A gang member from the world’s largest slum explains why his real battle is against everyday discrimination.

As part of the ‘Where I live’ series, the Al Jazeera Magazine asked people from around the world how their lives have been influenced by where they live. Meet El Guero Loco, a member of the Los Cacos 13 gang in Nezahualcoyotl.

El Guero Loco or Crazy Blondie is a 31-year-old member of the Los Cacos 13 – one of the oldest and largest gangs in Mexico’s notorious Nezahualcoyotl, a slum so large it is, in fact, a city.

El Guero Loco grew up in the La Perla neighbourhood of Nezahualcoyotl and left school when he was just 12 years old. “What I really liked was to hang in the streets and have fun,” he says.

He first encountered gang culture in Mexicali, a city on the US-Mexico border where he lived for six years, but it was upon returning to Nezahualcoyotl that he undertook his gang initiation, which involved being beaten by other gang members. Upon passing that and becoming a member of Los Cacos 13, he was required to follow his gang’s call to duty – whether it meant fighting rival gangs, committing a crime or merely attending a party.

“We fight other gangs to defend our territory or even because we don’t like them. We hang out toghether, drink some beer and smoke weed,” he says. “For a long time, many of us worked by robbing people, houses or even little businesses just to take their money or expensive stuff.”

Then, in 2011, he ended up serving time in the Neza-Bordo prison, one of México’s most dangerous jails.
“I [served] some time for stealing a car and extortion,” he explains. “One of my mates and I stole a car, the police found us riding it a few days later and the couple we stole from recognised us.”

He was sentenced to 19 years, but only served one because he participated in a recently introduced oral justice system. “I took my guilt from the very beginning and at the end, the people whose car I stole forgave me but asked me [to pay] 50,000 pesos [around $4,000 dollars] for the psychological damage I caused,” he explains.
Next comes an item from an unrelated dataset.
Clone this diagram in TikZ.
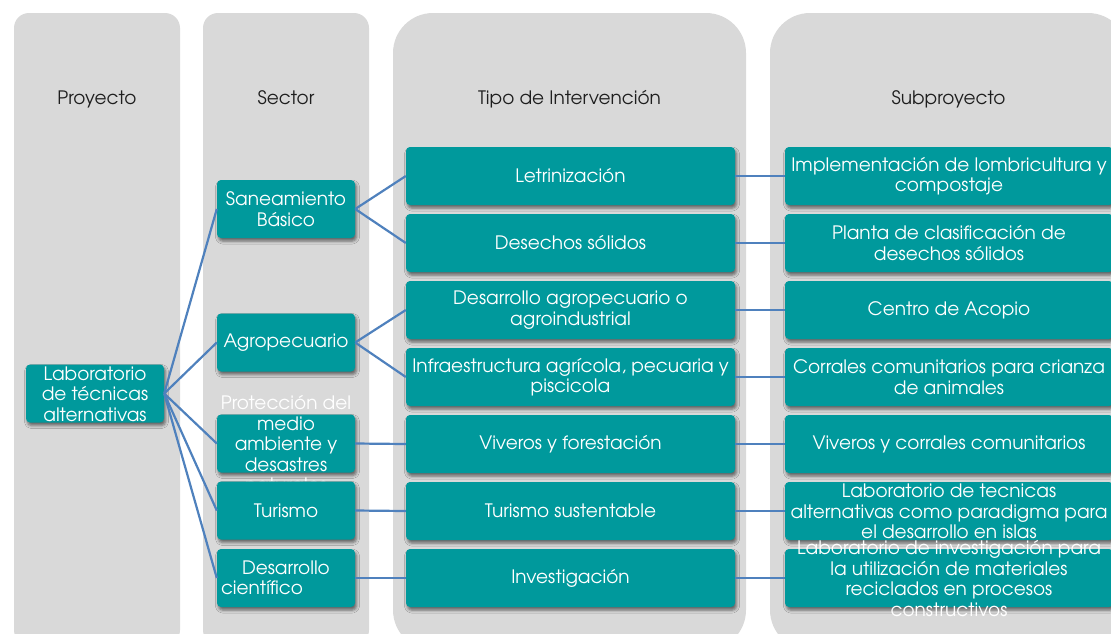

Since leaving prison, he says he still attends parties with his old friends and gets into fights with rival gang members but no longer steals for a living. Now he makes his money from occasional jobs working in construction, as a carpenter or by painting houses. But despite living a quieter life, he believes there is still a battle he must fight daily. “I don’t like discrimination against us,” he says. “People and police always stare at us and I can see they think we hide a gun under our oversized clothes, a gun we are going to use to assault them. Sometimes, when I need to take the bus, the bus driver doesn’t let me because he is afraid that I might do something bad.”